Jo had an adjournment debate on body image and Baroness Thompson had a debate in the Lords on media literacy.
The Advertising Standards Authority (ASA) received five complaints only last year about airbrushing (clearly they don’t promote complaining to them) as when we found an advertisement that had been so altered – it was Twiggy advertisig Olay eye cream – where she had been very digitally enhanced and put it on our Campaign for Real Women website – 700 complaints came in to the ASA and the advertisement was withdrawn.
Obviously that is just a tiny example of how people can make things change – but the ASA doesn’t seem to be that interested in labelling or taking on this challenge and will only work single ad by single ad.
Hence – our summit. What we have found is that there are a lot of individuals and groups working away at trying to push back against the harm that is being done. Yesterday we drew people involved in this campaign – in all their different ways – together for a summit.

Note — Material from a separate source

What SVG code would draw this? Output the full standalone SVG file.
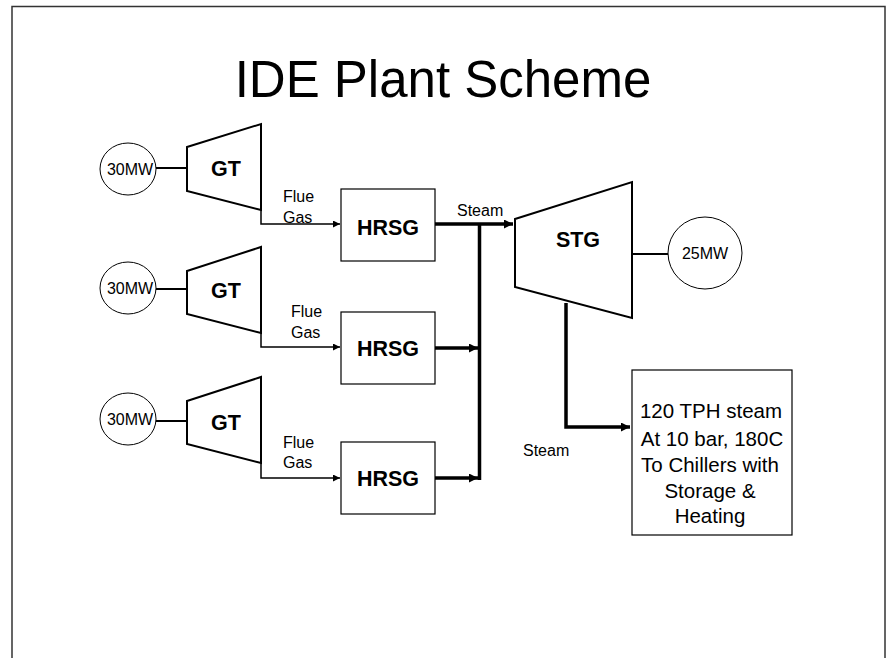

Jo chaired the meeting and the speakers were myself, Caryn Franklin, TV presenter and founder of ‘All Walks Beyond the Catwalk’ – a campaign for diversity in the fashion industry www.allwalks.org; Susie Orbach, author of Fat is a Feminist Issue and Bodies; Big Ideas and convener of AnyBody campaign www.any-body.org; Dr Helga Dittmar, academic and author of Consumer Culture, Identity and Well-Being and The search for the ‘good life’ and ‘body perfect and Laurie Penny – feminist blogger and freelance journalist.
Also there was Linda Papadopoulos – whose independent report for the Government on the sexualisation of children was published last week.
Each speaker drove home from their own field of expertise the very real issues that have driven all of us to arrive at this point – where we are basically all saying enough is enough – and fighting to push back against the conformity to the cult of the thin, the perfect and the consumer.
The contributions from the floor were equally forceful covering a plethora of issues aligned to the key issues addressed in this summit.
The ambition of the summit was to draw these strands together and to form a loose collective where we all continue in our own spheres to push forward the campaign for body confidence and to which we are all committed and pledged to meet at least twice a year to move forward the agenda and to report back on actions and successes.
The energy, determination and sheer force of the arguments were literally buzzing – and I have no doubt that this campaign will go from strength to strength. Small steps from each of us will be how to eat this elephant – and whilst the individual steps like getting misleading adverts to have to declare by labelling the extent to which they have been digitally enhanced are relatively small – at the other end of the scale lies many of the reasons for the ills in society from the obesity epidemic to violence against women.
Everyone there has signed the pledge to Campaign for Body Confidence. We will all keep in touch through this network now – and fight together and individually to further the cause.